Hospitals in Gaza reported that at least 21 Palestinians were killed in Israeli strikes on Wednesday occurring on both sides of the cease-fire's so-called “yellow line,” which divides a border zone under Israeli control from an inland safe zone. Medical officials at multiple hospitals said they received bodies from Gaza City, Khan Younis and the Muwasi displacement camp; an additional strike in Shijaiyah, a Gaza City neighborhood outside the safe zone, killed one person.

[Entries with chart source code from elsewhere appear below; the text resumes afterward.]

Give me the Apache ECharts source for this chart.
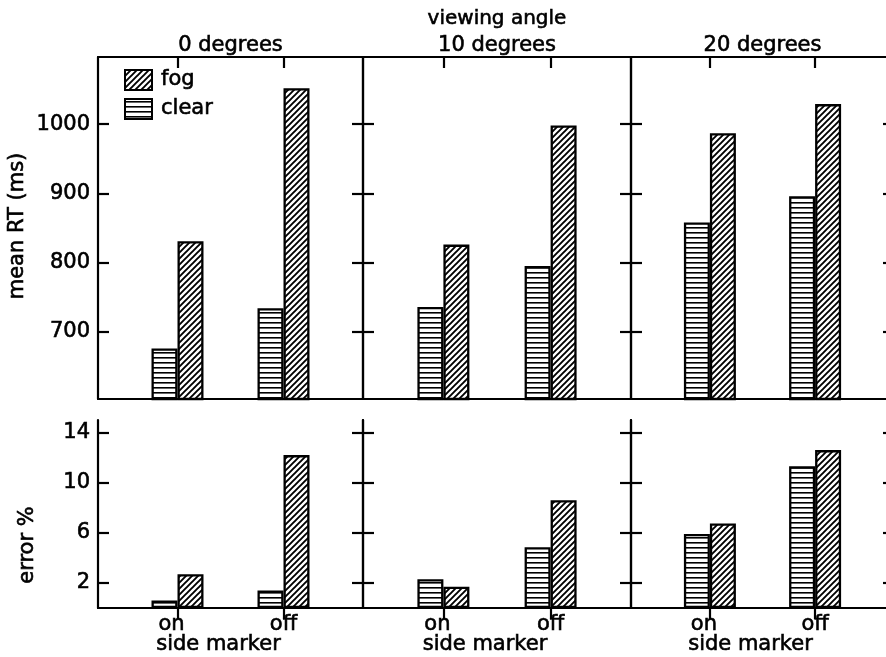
<!DOCTYPE html>
<html>
<head>
<meta charset="utf-8">
<script src="https://cdn.jsdelivr.net/npm/echarts@6/dist/echarts.min.js"></script>
<style>
html, body { margin: 0; padding: 0; background: #fff; }
#chart { width: 886px; height: 657px; }
</style>
</head>
<body>
<div id="chart"></div>
<script>
// data
var angles = ["0 degrees", "10 degrees", "20 degrees"];
var markerCats = ["", "on", "", "off", ""];
var legendNames = ["fog", "clear"];

// mean RT (ms), per viewing angle: [on, off]
var rtClear = [[676, 734], [736, 795], [858, 896]];
var rtFog = [[831, 1052], [826, 998], [987, 1029]];

// error %, per viewing angle: [on, off]
var errClear = [[0.6, 1.4], [2.3, 4.85], [5.9, 11.3]];
var errFog = [[2.7, 12.2], [1.7, 8.6], [6.75, 12.6]];

var rtTicks = [700, 800, 900, 1000];
var errTicks = [2, 6, 10, 14];

var FONT = "DejaVu Sans";
var colLeft = [98, 363, 631];
var colWidth = [265, 268, 263];
var rowTop = [57, 420];
var rowHeight = [342, 188];

// a little stroke makes the text look like the heavier print
var INK = { color: "#000", fontFamily: FONT, textBorderColor: "#000", textBorderWidth: 0.6 };

function makePattern(kind) {
	var c = document.createElement("canvas");
	var ctx;
	if (kind == "diag") {
		c.width = 6; c.height = 6;
		ctx = c.getContext("2d");
		ctx.fillStyle = "#fff";
		ctx.fillRect(0, 0, 6, 6);
		ctx.strokeStyle = "#000";
		ctx.lineWidth = 1.9;
		ctx.beginPath();
		ctx.moveTo(-1, 7); ctx.lineTo(7, -1);
		ctx.moveTo(-1, 1); ctx.lineTo(1, -1);
		ctx.moveTo(5, 7); ctx.lineTo(7, 5);
		ctx.stroke();
	} else {
		c.width = 5; c.height = 5;
		ctx = c.getContext("2d");
		ctx.fillStyle = "#fff";
		ctx.fillRect(0, 0, 5, 5);
		ctx.fillStyle = "#000";
		ctx.fillRect(0, 2, 5, 1.6);
	}
	return { image: c, repeat: "repeat" };
}

var fogFill = makePattern("diag");
var clearFill = makePattern("horiz");

// put the two values on the "on" and "off" slots
function slotData(pair) {
	return ["-", pair[0], "-", pair[1], "-"];
}

var grids = [], xAxes = [], yAxes = [], series = [];

for (var row = 0; row < 2; row++) {
	for (var col = 0; col < 3; col++) {
		var gi = grids.length;
		grids.push({
			left: colLeft[col], top: rowTop[row],
			width: colWidth[col], height: rowHeight[row],
			outerBoundsMode: "none", containLabel: false
		});

		var lineStyle = { color: "#000", width: 2.2 };

		// bottom axis: labels only
		xAxes.push({
			gridIndex: gi, type: "category", data: markerCats, position: "bottom",
			axisLine: { lineStyle: lineStyle },
			axisTick: { show: false },
			axisLabel: Object.assign({}, INK, {
				show: row == 1, fontSize: 21, margin: 6,
				interval: 0,
				formatter: function (v) { return v == "on" ? "{a|on}" : v; },
				rich: { a: Object.assign({}, INK, { fontSize: 21, padding: [0, 12, 0, 0] }) }
			})
		});
		// top axis: inside ticks only
		xAxes.push({
			gridIndex: gi, type: "category", data: markerCats, position: "top",
			axisLine: { lineStyle: lineStyle },
			axisTick: {
				show: true, inside: true, length: 11, alignWithLabel: true,
				interval: function (i, v) { return v != ""; },
				lineStyle: lineStyle
			},
			axisLabel: { show: false }
		});

		var yBase = {
			gridIndex: gi, type: "value",
			axisLine: { show: true, lineStyle: lineStyle },
			splitLine: { show: false }
		};
		var ticks = row == 0 ? rtTicks : errTicks;
		var yLeft = Object.assign({}, yBase, {
			position: "left",
			min: row == 0 ? 603 : 0, max: row == 0 ? 1097 : 15,
			axisTick: { show: true, inside: true, length: 11, lineStyle: lineStyle, customValues: ticks },
			axisLabel: Object.assign({}, INK, {
				show: col == 0, fontSize: 21, margin: 8,
				customValues: ticks,
				formatter: function (v) { return String(v); }
			})
		});
		var yRight = Object.assign({}, yLeft, {
			position: "right",
			axisLabel: { show: false, customValues: ticks }
		});
		yAxes.push(yLeft);
		yAxes.push(yRight);

		var clearVals = row == 0 ? rtClear[col] : errClear[col];
		var fogVals = row == 0 ? rtFog[col] : errFog[col];

		series.push({
			name: "clear", type: "bar", xAxisIndex: gi * 2, yAxisIndex: gi * 2,
			data: slotData(clearVals), barWidth: 26, barGap: "0%",
			itemStyle: { color: clearFill, borderColor: "#000", borderWidth: 2.3 },
			silent: true
		});
		series.push({
			name: "fog", type: "bar", xAxisIndex: gi * 2, yAxisIndex: gi * 2,
			data: slotData(fogVals), barWidth: 26, barGap: "0%",
			itemStyle: { color: fogFill, borderColor: "#000", borderWidth: 2.3 },
			silent: true
		});
	}
}

// titles and axis names as plain text
var texts = [];
function addText(x, y, str, size, rot) {
	texts.push({
		type: "text", x: x, y: y, rotation: rot || 0,
		style: {
			text: str, fill: "#000", stroke: "#000", lineWidth: 0.6,
			font: size + "px '" + FONT + "'", align: "center", verticalAlign: "middle"
		}
	});
}
addText(497, 19, "viewing angle", 20);
for (var k = 0; k < 3; k++) {
	addText(colLeft[k] + colWidth[k] / 2, 46, angles[k], 21);
	addText(colLeft[k] + colWidth[k] / 2 - 12, 645, "side marker", 21);
}
addText(18, 226, "mean RT (ms)", 21, Math.PI / 2);
addText(28, 545, "error %", 21, Math.PI / 2);

var chart = echarts.init(document.getElementById("chart"), null, { renderer: "canvas" });
chart.setOption({
	animation: false,
	backgroundColor: "#fff",
	legend: {
		data: legendNames, orient: "vertical", left: 124, top: 69,
		itemWidth: 27, itemHeight: 20, itemGap: 7, padding: 0,
		icon: "rect", selectedMode: false,
		textStyle: Object.assign({}, INK, { fontSize: 21, padding: [0, 0, 0, 4] })
	},
	grid: grids,
	xAxis: xAxes,
	yAxis: yAxes,
	series: series,
	graphic: texts
});
</script>
</body>
</html>
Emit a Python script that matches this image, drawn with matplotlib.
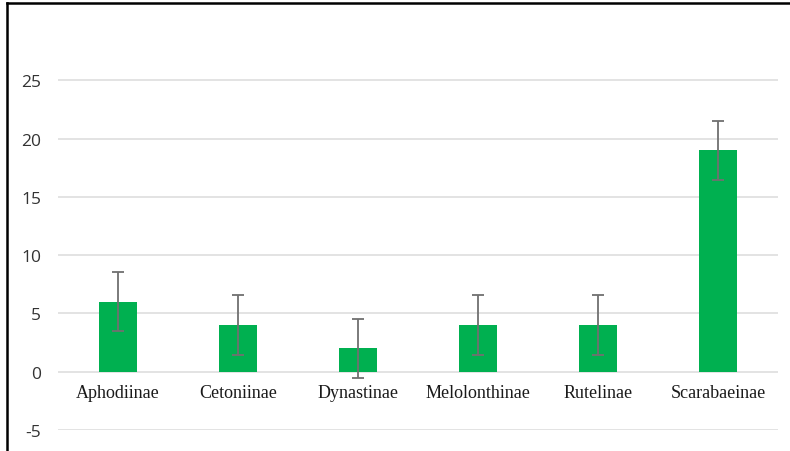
import matplotlib.pyplot as plt
from matplotlib.lines import Line2D

subfamilies = ["Aphodiinae", "Cetoniinae", "Dynastinae", "Melolonthinae", "Rutelinae", "Scarabaeinae"]
means = [6, 4, 2, 4, 4, 19]
errors = [2.55, 2.55, 2.55, 2.55, 2.55, 2.55]
yticks = [-5, 0, 5, 10, 15, 20, 25]

fig = plt.figure(figsize=(7.9, 4.52), dpi=100)
ax = fig.add_axes([58 / 790, 21 / 452, 720 / 790, 408 / 452])

# move x axis to y=0 first (this resets tick styling)
ax.spines["bottom"].set_position(("data", 0))
for s in ax.spines.values():
    s.set_visible(False)

ax.bar(range(len(subfamilies)), means, width=0.31, color="#00B050", zorder=3)
ax.errorbar(range(len(subfamilies)), means, yerr=errors, fmt="none",
            ecolor="#707070", elinewidth=1.3, capsize=4, capthick=1.3, zorder=4)

ax.set_xlim(-0.5, len(subfamilies) - 0.5)
ax.set_ylim(-5, 30)
ax.set_yticks(yticks)
ax.set_yticklabels([str(t) for t in yticks], fontsize=12.5, color="#333333",
                   fontfamily="Open Sans")
for t in yticks:
    ax.axhline(t, color="#e0e0e0", linewidth=1.3, zorder=1)

ax.set_xticks(range(len(subfamilies)))
ax.set_xticklabels(subfamilies, fontsize=13, color="#1a1a1a", fontfamily="Liberation Serif")
ax.tick_params(axis="x", length=0, pad=9)
ax.tick_params(axis="y", length=0, pad=12)

# frame lines of the cropped chart border
fig.add_artist(Line2D([7 / 790, 1], [1 - 4 / 452, 1 - 4 / 452], color="black", linewidth=1.8))
fig.add_artist(Line2D([7 / 790, 7 / 790], [0, 1 - 4 / 452], color="black", linewidth=1.8))

fig.savefig("out.png", dpi=100)
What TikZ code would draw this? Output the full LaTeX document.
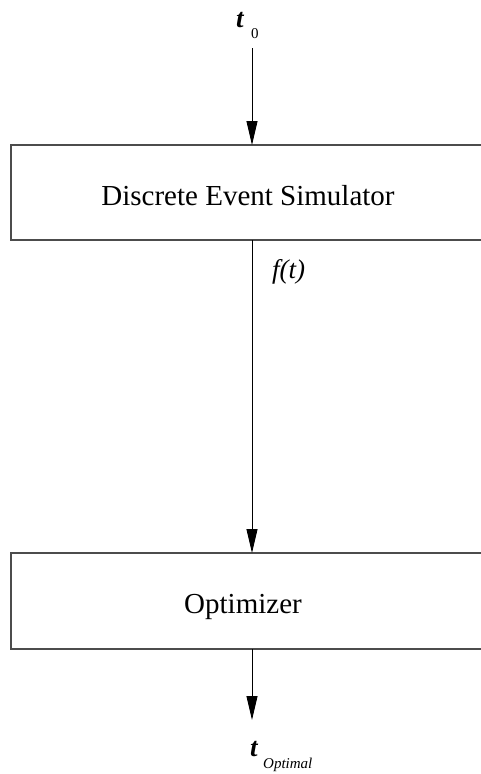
\documentclass[tikz,border=0pt]{standalone}
\usepackage{fontspec}
\setmainfont{Liberation Serif}
\usetikzlibrary{arrows.meta}
\begin{document}
\begin{tikzpicture}[x=1pt,y=-1pt,
  blockbox/.style={draw=black!70,line width=1.6pt,fill=white},
  flow/.style={draw=black,line width=1pt,-{Triangle[length=24pt,width=11pt]}},
  bigtext/.style={font=\fontsize{29}{32}\selectfont,inner sep=0pt,anchor=base},
  vartext/.style={font=\fontsize{27}{30}\selectfont\itshape,inner sep=0pt},
  tvar/.style={font=\fontsize{27}{30}\selectfont\bfseries\itshape,inner sep=0pt,anchor=base west},
  subtext/.style={font=\fontsize{15}{17}\selectfont\itshape,inner sep=0pt,anchor=base west}
]
\useasboundingbox (0,0) rectangle (481,774);
\clip (0,0) rectangle (481,774);

% blocks (they run past the right edge)
\draw[blockbox] (11,145) rectangle (495,240);
\draw[blockbox] (11,553) rectangle (495,649);
\node[bigtext] (sim) at (248,205) {Discrete Event Simulator};
\node[bigtext] (opt) at (243,613) {Optimizer};
\coordinate (simtop) at (252,145);
\coordinate (simbot) at (252,240);
\coordinate (opttop) at (252,553);
\coordinate (optbot) at (252,649);

% input, output and the link between the blocks
\coordinate (start) at (252,48);
\coordinate (finish) at (252,720);
\draw[flow] (start) -- (simtop);
\draw[flow] (simbot) -- (opttop);
\draw[flow] (optbot) -- (finish);

% labels
\node[tvar] (tzero) at (236,27) {t};
\node[subtext,font=\fontsize{15}{17}\selectfont] (zero) at (251,38) {0};
\node[vartext,anchor=base west] (ft) at (272,278) {f(t)};
\node[tvar] (topt) at (250,756) {t};
\node[subtext] (optlab) at (263,768) {Optimal};
\end{tikzpicture}
\end{document}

The IDF said the Gaza strikes were responses to militants who opened fire on Israeli forces in Khan Younis and asserted it would continue to act against Hamas wherever it operates. Hamas denied that a sports playground hit in one strike was a training compound and condemned the attack.

Context and international response

These incidents come amid lingering tensions since the Oct. 8, 2023 escalation that followed Hamas’s attack on southern Israel and Hezbollah’s subsequent rocket fire. That conflict caused heavy loss of life and widespread destruction: more than 4,000 people were killed in Lebanon — including hundreds of civilians — and damage was estimated at roughly $11 billion, according to international assessments. In Israel, 127 people died, including about 80 soldiers.

On Monday, the U.N. Security Council approved a U.S.-backed plan that authorizes an international stabilization force for Gaza as part of efforts to secure the fragile cease-fire and outline the enclave’s future. Hamas criticized the plan, arguing that assigning roles inside Gaza — including disarmament tasks — would compromise the force’s neutrality and effectively make it a party to the conflict; it called instead for any international presence to be stationed solely on Gaza’s borders under U.N. supervision.

Humanitarian concerns

Health authorities in Gaza say Israeli strikes have decreased since the truce took effect on Oct. 10, though they have not stopped. Gaza’s Health Ministry, which does not distinguish between civilians and combatants in its tallies, has reported roughly 280 deaths since the truce began. Both sides have accused each other of violating the cease-fire terms, which call for increased aid access to Gaza and the return of hostages.

The recent strikes underscore the fragile nature of the cease-fire and raise renewed concerns about civilian safety and humanitarian access across both Gaza and southern Lebanon.